Even after so many times I’ve not just tried to invite her to get to know me (and times she’s turned those invites down) but also especially and surprisingly after her and I being around each other for years. (For at LEAST once a week every week) I really feel that it all is due to her ultimately holding the past against me since she was unfortunately around when my husband and I went through some of our toughest years of our relationship. So they saw the good the bad and the immensely ugly. But we came through it and are even stronger due to those times are also where we are today because of it. My SIL and BIL also were able to see us (DH & I) grow from there/when we were able to make up despite our differences and mistakes and also see us at some of our best times.
There was just an obvious flip with her that completely switched, since when we first met and before my DH and I’s relationship became essentially on the rocks; her and I were just fine. But after the toughest times with my husband and I.. There was a clear change. Stopped sending messages to me, no more girls night in invites, night chats, getting our nails done together. Nothing.
Regardless I feel she is just seeing what she wants to see no matter what. And it doesn’t matter nor ever mattered/will ever matter what I do or say. She’s always going to think, do/believe whatever she wants. Whether it’s the whole truth or not..this is how she’s being. Not just a feeling because again with our last convo there were sooo many things she accused me of/judged me for that I have NEVER done. So I feel she needs to get off her high horse and just stop being this way-actually choose to even just at least try to get to know me.

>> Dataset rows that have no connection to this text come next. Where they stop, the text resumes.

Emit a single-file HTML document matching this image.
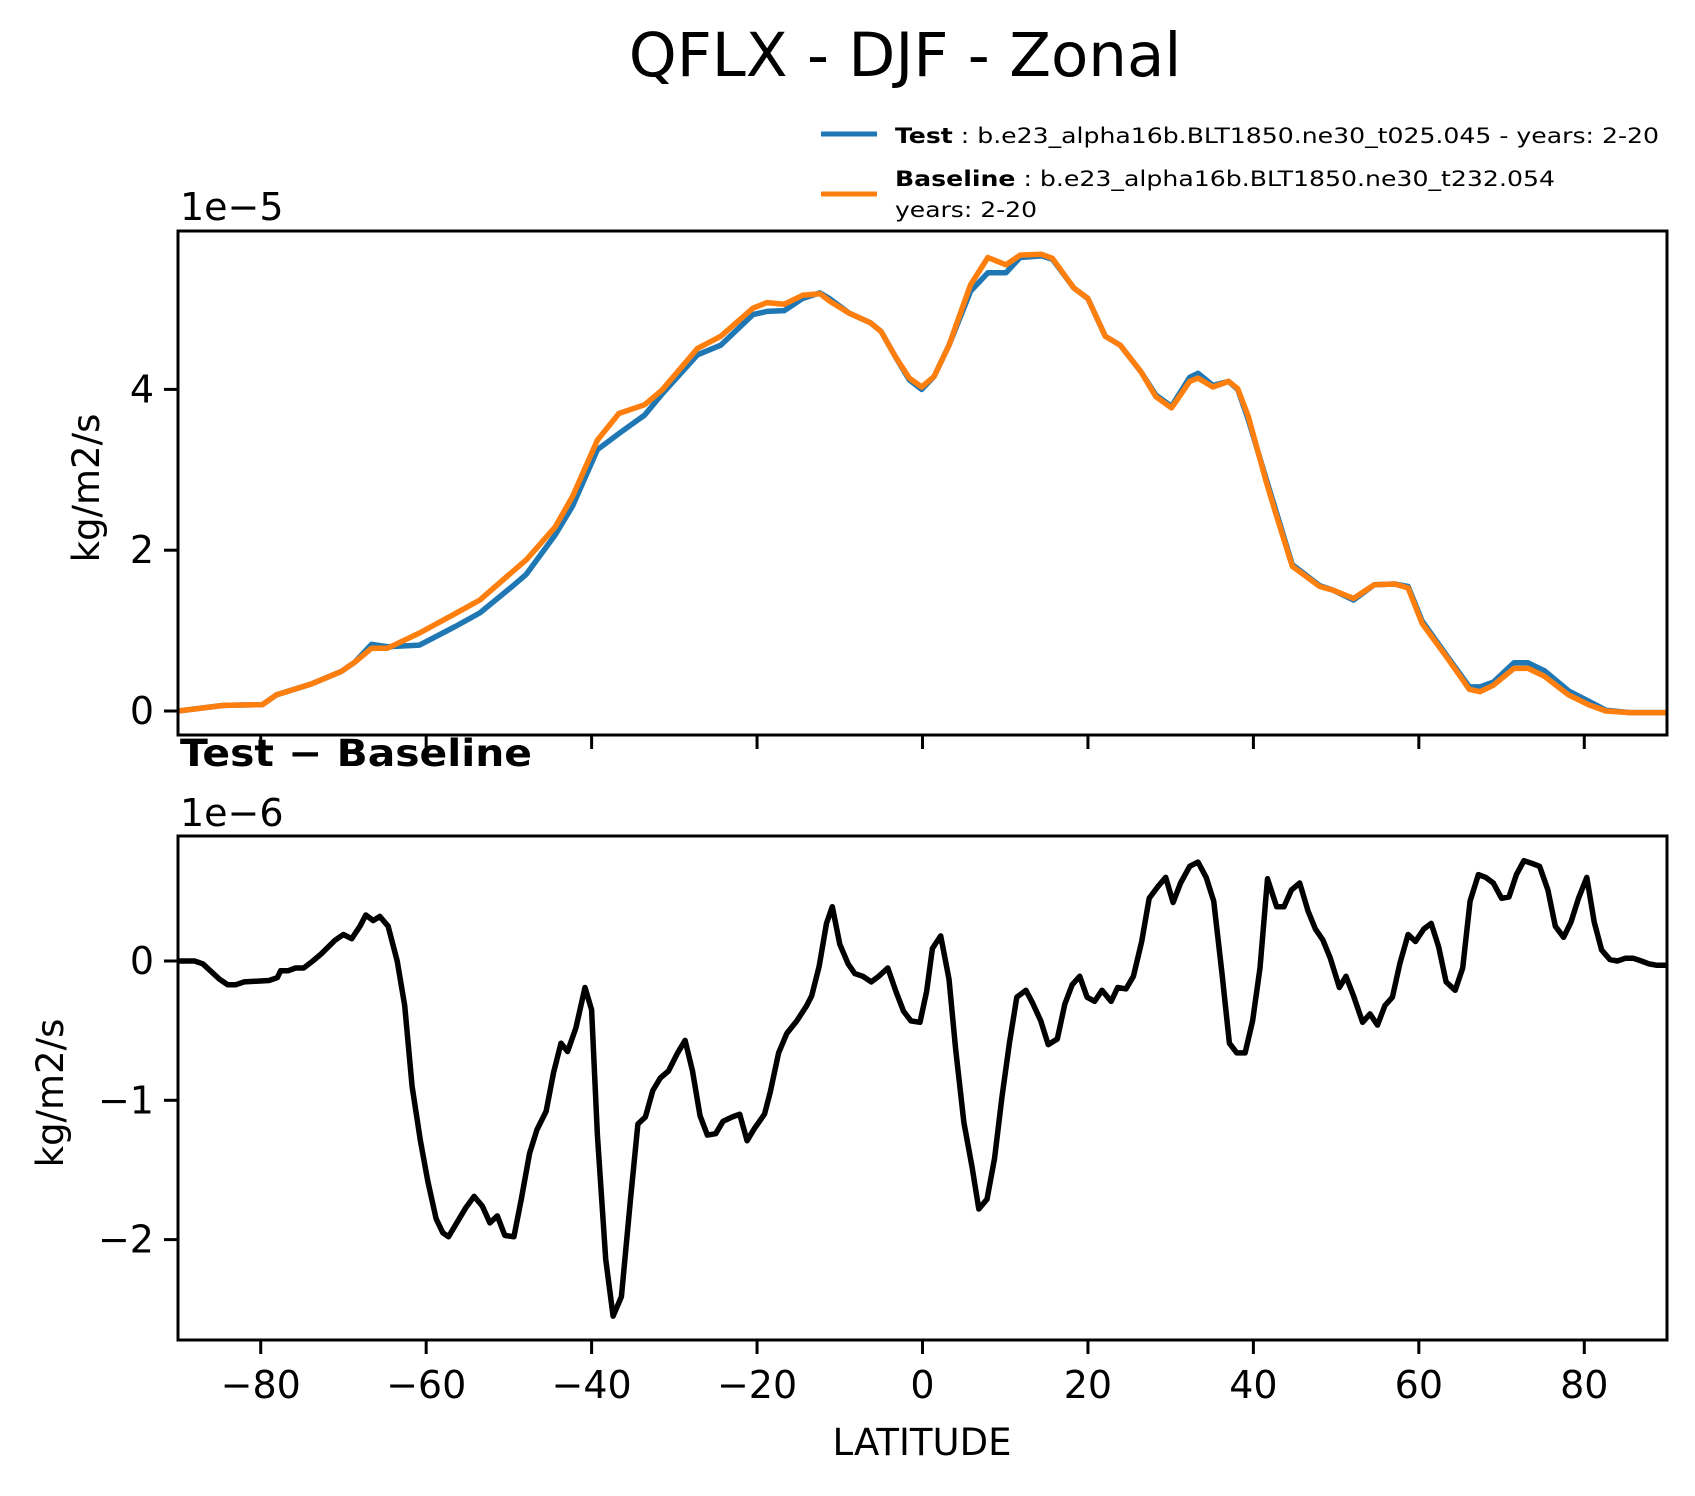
<!DOCTYPE html>
<html><head><meta charset="utf-8"><title>QFLX - DJF - Zonal</title>
<style>
html,body{margin:0;padding:0;background:#fff;}
svg{display:block;font-family:"DejaVu Sans","Liberation Sans",sans-serif;}
</style></head>
<body>
<svg id="fig" width="1695" height="1496" viewBox="0 0 1695 1496" xmlns="http://www.w3.org/2000/svg">
<defs>
<clipPath id="clipTop"><rect x="178" y="231" width="1489" height="504"/></clipPath>
<clipPath id="clipBot"><rect x="178" y="836" width="1489" height="505"/></clipPath>
</defs>
<rect width="1695" height="1496" fill="#fff"/>
<text x="905" y="76" font-size="61" text-anchor="middle">QFLX - DJF - Zonal</text>

<g>
<line x1="821" y1="134" x2="877" y2="134" stroke="#1f77b4" stroke-width="5"/>
<text x="895" y="143" font-size="21" textLength="764" lengthAdjust="spacingAndGlyphs"><tspan font-weight="bold">Test</tspan> : b.e23_alpha16b.BLT1850.ne30_t025.045 - years: 2-20</text>
<line x1="821" y1="194" x2="877" y2="194" stroke="#ff7f0e" stroke-width="5"/>
<text x="895" y="186" font-size="21" textLength="660" lengthAdjust="spacingAndGlyphs"><tspan font-weight="bold">Baseline</tspan> : b.e23_alpha16b.BLT1850.ne30_t232.054</text>
<text x="895" y="217" font-size="21" textLength="142" lengthAdjust="spacingAndGlyphs">years: 2-20</text>
</g>

<text x="180" y="220" font-size="38">1e−5</text>
<text x="180" y="766" font-size="37" font-weight="bold" textLength="352" lengthAdjust="spacingAndGlyphs">Test − Baseline</text>
<text x="180" y="826" font-size="38">1e−6</text>

<text transform="translate(99,488) rotate(-90)" font-size="37" text-anchor="middle">kg/m2/s</text>
<text transform="translate(63,1093) rotate(-90)" font-size="37" text-anchor="middle">kg/m2/s</text>
<text x="922" y="1455" font-size="37" text-anchor="middle">LATITUDE</text>

<g id="topAx"></g>
<g id="botAx"></g>
</svg>
<script>
const latTop = [-90,-84.5,-79.8,-78.1,-73.8,-70.3,-68.6,-66.6,-64.7,-60.8,-56.5,-53.5,-49.6,-47.9,-44.4,-42.3,-39.3,-36.7,-33.6,-31.5,-27.2,-24.4,-20.5,-18.8,-16.7,-14.5,-12.4,-11.1,-8.9,-6.3,-5,-3.3,-1.6,-0.1,1.4,3.2,5.8,7.9,10.1,11.8,14.4,15.7,18.3,20,22.1,23.9,26.4,28.2,30.1,32.3,33.3,35.1,37,38.1,39.4,41.5,42.7,44.7,48.0,49.7,52.1,54.6,57.1,58.7,60.4,63.3,66.1,67.4,69.0,71.5,73.2,75.2,78.1,80.6,82.6,85.5,90];
const baselineVals = [0,0.07,0.08,0.2,0.34,0.49,0.61,0.78,0.78,0.97,1.21,1.38,1.73,1.88,2.29,2.67,3.37,3.70,3.81,3.99,4.51,4.66,5.01,5.08,5.06,5.17,5.19,5.09,4.95,4.83,4.72,4.41,4.14,4.03,4.16,4.55,5.30,5.64,5.55,5.67,5.68,5.63,5.26,5.13,4.66,4.55,4.22,3.91,3.77,4.10,4.14,4.03,4.10,4.01,3.66,2.87,2.46,1.80,1.55,1.50,1.40,1.57,1.58,1.53,1.09,0.68,0.27,0.24,0.32,0.53,0.53,0.43,0.20,0.075,0,-0.02,-0.02];
const testVals = [0,0.07,0.08,0.2,0.34,0.49,0.61,0.83,0.80,0.82,1.05,1.22,1.55,1.70,2.19,2.55,3.25,3.45,3.68,3.94,4.43,4.55,4.93,4.97,4.98,5.13,5.20,5.12,4.95,4.83,4.72,4.41,4.12,4.00,4.16,4.55,5.22,5.45,5.45,5.64,5.66,5.62,5.26,5.13,4.66,4.55,4.22,3.93,3.79,4.15,4.20,4.05,4.10,4.00,3.62,2.90,2.50,1.82,1.56,1.50,1.38,1.57,1.58,1.55,1.12,0.70,0.30,0.30,0.36,0.60,0.60,0.50,0.25,0.12,0.01,-0.02,-0.02];
const latDiff = [-90,-88,-87,-85,-84,-83,-82,-79,-78,-77.6,-76.7,-75.8,-74.8,-73.7,-72.7,-71,-70,-69,-68,-67.3,-66.4,-65.6,-64.6,-63.5,-62.6,-61.7,-60.7,-59.8,-58.8,-58,-57.3,-56.4,-55.2,-54.2,-53.2,-52.3,-51.4,-50.5,-49.4,-48.5,-47.5,-46.6,-45.5,-44.6,-43.7,-42.9,-41.9,-40.8,-40,-39.3,-38.3,-37.4,-36.4,-35.3,-34.4,-33.5,-32.6,-31.7,-30.7,-29.6,-28.7,-27.8,-26.9,-26,-25,-24.1,-23,-22.1,-21.2,-20.3,-19.1,-18.4,-17.4,-16.4,-15.2,-14,-13.4,-12.5,-11.6,-10.9,-10,-9,-8.2,-7.2,-6.2,-5.3,-4.2,-3.2,-2.3,-1.4,-0.3,0.5,1.2,2.2,3.2,4,5,6,6.8,7.8,8.7,9.6,10.5,11.4,12.5,13.3,14.3,15.2,16.3,17.2,18.1,19,19.9,20.8,21.7,22.8,23.6,24.6,25.5,26.5,27.4,28.4,29.4,30.3,31.2,32.3,33.3,34.3,35.2,36.2,37.1,38,39,39.9,40.8,41.7,42.8,43.7,44.6,45.6,46.6,47.5,48.4,49.3,50.4,51.2,52.1,53.2,54.1,55,55.9,56.8,57.7,58.7,59.6,60.6,61.5,62.4,63.3,64.4,65.3,66.2,67.2,68.1,69,70,70.9,71.8,72.7,73.7,74.6,75.6,76.5,77.5,78.4,79.3,80.3,81.2,82.1,83.1,84,85,85.9,86.9,87.8,88.7,90];
const diffVals = [0,0,-0.02,-0.13,-0.17,-0.17,-0.15,-0.14,-0.12,-0.07,-0.07,-0.05,-0.05,0,0.05,0.15,0.19,0.16,0.25,0.33,0.29,0.32,0.25,0,-0.32,-0.9,-1.29,-1.58,-1.85,-1.95,-1.98,-1.89,-1.77,-1.69,-1.76,-1.88,-1.83,-1.97,-1.98,-1.71,-1.38,-1.21,-1.08,-0.8,-0.59,-0.65,-0.48,-0.19,-0.35,-1.25,-2.14,-2.55,-2.41,-1.71,-1.17,-1.12,-0.93,-0.84,-0.79,-0.66,-0.57,-0.79,-1.11,-1.25,-1.24,-1.15,-1.12,-1.1,-1.29,-1.2,-1.1,-0.94,-0.66,-0.52,-0.43,-0.32,-0.25,-0.04,0.27,0.39,0.12,-0.02,-0.09,-0.11,-0.15,-0.11,-0.05,-0.22,-0.36,-0.43,-0.44,-0.22,0.09,0.18,-0.13,-0.63,-1.16,-1.48,-1.78,-1.71,-1.42,-0.98,-0.59,-0.26,-0.21,-0.3,-0.43,-0.6,-0.56,-0.31,-0.17,-0.11,-0.26,-0.29,-0.21,-0.29,-0.19,-0.2,-0.11,0.14,0.45,0.53,0.6,0.42,0.56,0.68,0.71,0.6,0.43,-0.09,-0.59,-0.66,-0.66,-0.43,-0.05,0.59,0.39,0.39,0.51,0.56,0.36,0.23,0.15,0.02,-0.19,-0.11,-0.25,-0.44,-0.38,-0.46,-0.32,-0.26,-0.02,0.19,0.14,0.23,0.27,0.1,-0.15,-0.21,-0.05,0.43,0.62,0.6,0.56,0.45,0.46,0.62,0.72,0.7,0.68,0.51,0.25,0.17,0.28,0.45,0.6,0.28,0.08,0.01,0,0.02,0.02,0,-0.02,-0.03,-0.03];
const xTicks = [-80,-60,-40,-20,0,20,40,60,80];
const topYTicks = [0,2,4];
const botYTicks = [0,-1,-2];

const NS = "http://www.w3.org/2000/svg";
const X0 = 178, X1 = 1667, LATMIN = -90, LATMAX = 90;
function xScale(lat){ return X0 + (lat - LATMIN) / (LATMAX - LATMIN) * (X1 - X0); }
const TOP = {y0:231, y1:735, zeroY:711, unit:80.4};
const BOT = {y0:836, y1:1340, zeroY:961, unit:139.3};
function yTop(v){ return TOP.zeroY - v * TOP.unit; }
function yBot(v){ return BOT.zeroY - v * BOT.unit; }
function mk(tag, attrs, parent){
  const el = document.createElementNS(NS, tag);
  for (const k in attrs) el.setAttribute(k, attrs[k]);
  parent.appendChild(el);
  return el;
}
function pathD(xs, ys, yf){
  return xs.map((x,i)=>(i?'L':'M')+xScale(x).toFixed(1)+','+yf(ys[i]).toFixed(1)).join(' ');
}
function frame(g, box, yTicks, yf, showXLabels){
  const rect = mk('rect', {x:X0, y:box.y0, width:X1-X0, height:box.y1-box.y0, fill:'none', stroke:'#000', 'stroke-width':3}, g);
  
  
  xTicks.forEach(t=>{
    const x = xScale(t);
    const tk = mk('line', {x1:x, x2:x, y1:box.y1, y2:box.y1+14, stroke:'#000', 'stroke-width':3}, g);
    
    
    if (showXLabels){
      const lb = mk('text', {x:x, y:1398, 'font-size':38, 'text-anchor':'middle'}, g);
      lb.textContent = t < 0 ? '−' + Math.abs(t) : String(t);
      
      
    }
  });
  yTicks.forEach(t=>{
    const y = yf(t);
    const tk = mk('line', {x1:X0-14, x2:X0, y1:y, y2:y, stroke:'#000', 'stroke-width':3}, g);
    
    
    const lb = mk('text', {x:X0-24, y:y+13, 'font-size':38, 'text-anchor':'end'}, g);
    lb.textContent = t < 0 ? '−' + Math.abs(t) : String(t);
    
    
  });
}
const topAx = document.getElementById('topAx');
const botAx = document.getElementById('botAx');

const gTop = mk('g', {'clip-path':'url(#clipTop)'}, topAx);


const testLine = mk('path', {d:pathD(latTop, testVals, yTop), fill:'none', stroke:'#1f77b4', 'stroke-width':5.5, 'stroke-linejoin':'round'}, gTop);


const baseLine = mk('path', {d:pathD(latTop, baselineVals, yTop), fill:'none', stroke:'#ff7f0e', 'stroke-width':5.5, 'stroke-linejoin':'round'}, gTop);


frame(topAx, TOP, topYTicks, yTop, false);

const gBot = mk('g', {'clip-path':'url(#clipBot)'}, botAx);


const diffLine = mk('path', {d:pathD(latDiff, diffVals, yBot), fill:'none', stroke:'#000', 'stroke-width':5.5, 'stroke-linejoin':'round'}, gBot);


frame(botAx, BOT, botYTicks, yBot, true);
</script>
</body></html>
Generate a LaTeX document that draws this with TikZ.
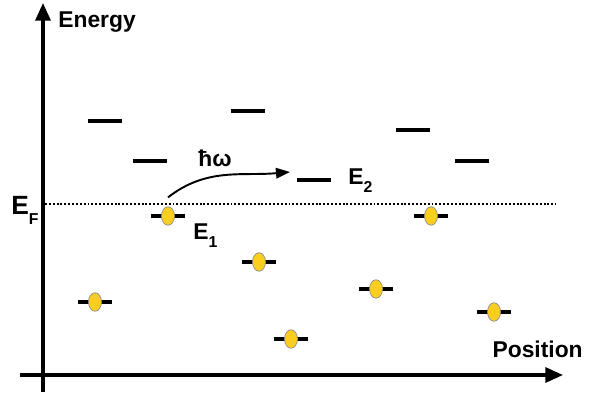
\documentclass[tikz,border=0pt]{standalone}
\usepackage{fontspec}
\setmainfont{Liberation Sans}
\usetikzlibrary{positioning,arrows.meta,shapes}
\definecolor{elcol}{RGB}{250,206,30}
\definecolor{elrim}{RGB}{140,140,140}
\newcommand{\lowsub}[2]{\raisebox{#1}{\fontsize{9}{9}\selectfont\bfseries #2}}

\begin{document}
\begin{tikzpicture}[x=0.02cm, y=0.02cm,
  axis/.style={line width=1.8pt, -{Triangle[length=10pt, width=8.5pt]}},
  lvl/.style={line width=1.9pt},
  occ/.style={line width=1.8pt},
  el/.style={ellipse, draw=elrim, line width=0.4pt, fill=elcol,
             minimum width=0.26cm, minimum height=0.37cm, inner sep=0pt},
  ar/.style={-{Triangle[length=8pt, width=6pt]}, line width=1.1pt},
  lb/.style={font=\fontsize{#1}{#1}\selectfont\bfseries, inner sep=0pt},
  lb/.default=13
]
\useasboundingbox (0,0) rectangle (591,398);

% axes
\draw[axis] (43,6) -- (43,395);
\draw[axis] (20,23) -- (563,23);
\node[lb, anchor=base west] (energy) at (58,370) {Energy};
\node[lb, anchor=base east] (position) at (583,40) {Position};

% Fermi level
\draw[line width=1.6pt, dash pattern=on 1.1pt off 1.1pt] (45,194) -- (556,194);
\node[lb=15, anchor=base west] (ef) at (11,183) {E\lowsub{-5.5pt}{F}};

% empty levels
\foreach \x/\y in {105/277, 150/237, 248/287, 314/218, 413/268, 472/237}
  \draw[lvl] (\x-17,\y) -- (\x+17,\y);

% occupied levels
\foreach \n/\x/\y in {1/168/182, 2/259/136, 3/95/96, 4/291/59, 5/376/109, 6/431/182, 7/494/86}
{
  \draw[occ] (\x-17,\y) -- (\x+17,\y);
  \node[el] (occ\n) at (\x,\y) {};
}

\node[lb, anchor=base west] (e1) at (193,158) {E\lowsub{-4pt}{1}};
\node[lb, anchor=base west] (e2) at (348,213) {E\lowsub{-4pt}{2}};

% transition
\coordinate[above=0.18cm of occ1] (hwfrom);
\coordinate (hwto) at (290,226);
\draw[ar] (hwfrom) to[out=38, in=185] (hwto);
\node[lb, anchor=base west] (hw) at (198,231) {ħω};

\end{tikzpicture}
\end{document}
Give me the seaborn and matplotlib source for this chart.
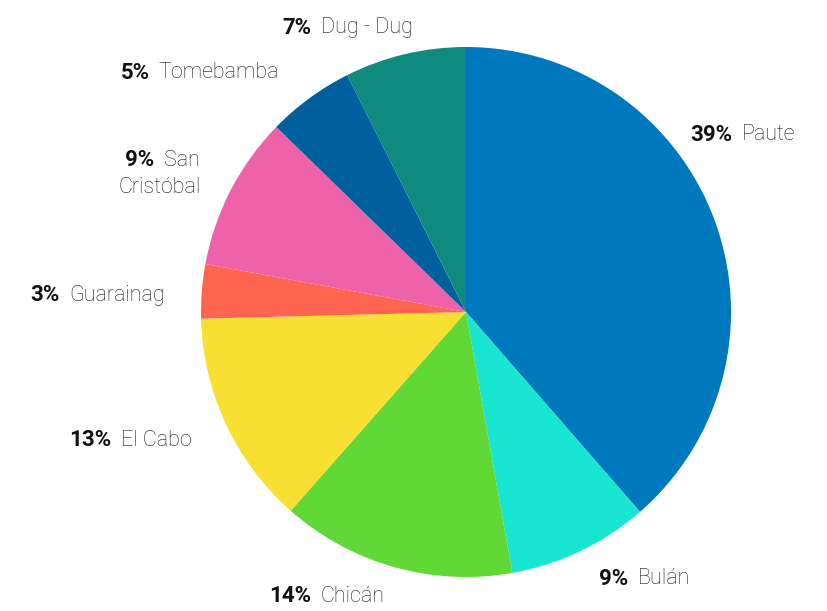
import matplotlib
matplotlib.use('Agg')
import matplotlib.pyplot as plt
import seaborn as sns

sns.set_theme(style='white')
plt.rcParams['font.family'] = ['Roboto', 'DejaVu Sans']

# datos: participación por central (%)
centrales = ['Paute', 'Bulán', 'Chicán', 'El Cabo', 'Guarainag', 'San\nCristóbal', 'Tomebamba', 'Dug - Dug']
valores = [38.6, 8.6, 14.3, 13.1, 3.3, 9.4, 5.3, 7.4]
colores = ['#0078BE', '#17E6D0', '#60D836', '#F8E033', '#FF6450', '#EE62AA', '#00609E', '#0F8A7E']

# posición de las etiquetas (pixeles de la imagen: separación entre % y nombre, y)
pos_etiquetas = [(736, 135), (632, 579), (315, 596), (115, 440),
                 (63, 295), (158, 160), (153, 73), (315, 28)]

W, H = 827, 611
cx, cy, r = 466, 312, 265

fig = plt.figure(figsize=(W / 100, H / 100), dpi=100)
ax = fig.add_axes([(cx - r) / W, (H - cy - r) / H, 2 * r / W, 2 * r / H])

ax.pie(valores, colors=colores, startangle=90, counterclock=False,
       radius=1, wedgeprops={'linewidth': 0})
ax.set_xlim(-1, 1)
ax.set_ylim(-1, 1)
ax.set_aspect('equal')
ax.axis('off')

for nombre, v, (px, py) in zip(centrales, valores, pos_etiquetas):
    fx, fy = px / W, 1 - py / H
    fig.text(fx - 0.004, fy, f'{v:.0f}%', ha='right', va='center',
             fontsize=16, fontweight='bold', color='#111111')
    if '\n' in nombre:
        l1, l2 = nombre.split('\n')
        fig.text(fx + 0.007, fy, l1, ha='left', va='center',
                 fontsize=15.5, fontweight='light', color='#1a1a1a')
        fig.text(fx + 0.002, fy - 27 / H, l2, ha='center', va='center',
                 fontsize=15.5, fontweight='light', color='#1a1a1a')
    else:
        fig.text(fx + 0.007, fy, nombre, ha='left', va='center',
                 fontsize=15.5, fontweight='light', color='#1a1a1a')

fig.savefig('out.png', dpi=100, facecolor='white')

In saying this/venting about this tough situation and her behavior I know I’m not perfect. Never will be. And I’ve made mistakes just like everyone else. And for these mistakes I have apologized for, worked on, became better/always do my best every day to be a better version of myself & grown from the mistakes I’ve made. On that note as well though—I don’t see how I ever owe her any apologiesEspecially not for anything I have apologized for/for things she was upset at me for. If anyone should ever be upset with my behavior (especially past behavior) & expect an apology along with improved behavior-it should be my husband!-Or at least that’s how I feel. I don’t want her and I to be best friends or anything. Nor even do I expect that.
I just wanted an actual family and someone I thought would, could, should be a part of my family and we should treat each other as such as well with a certain level of respect maybe even after years of growth we could’ve potentially grown to have like a sister relationship. Or just definitely I at least wanted something even a little better than how our relationship was.
Again I know that we all have flaws and can have toxic tendencies as well as even narcissistic tendencies and that there are just sometimes some people that you just seriously and simply can’t mesh well with. It happens. And if/when it does: that’s okay
It’s life.
You’re not meant to be everyone’s cup of tea.
I just feel that there should just even be a slightly better relationship between her and I.
I also honestly don’t appreciate her lies and down right hurtful/terrible opinions of me. I know that’s all they ultimately are just opinions and I feel that’s simply just a show of her own true self and character as well as maturity. But I feel that when it again makes it into a toxic environment for me (or any other said person that deals with/has dealt with situations like this. Especially from a family member)That it then becomes not okay. And there should be improvements made.
Some help with this: opinions, advice, even prayers would be greatly appreciated. I’m really having a tough time with this.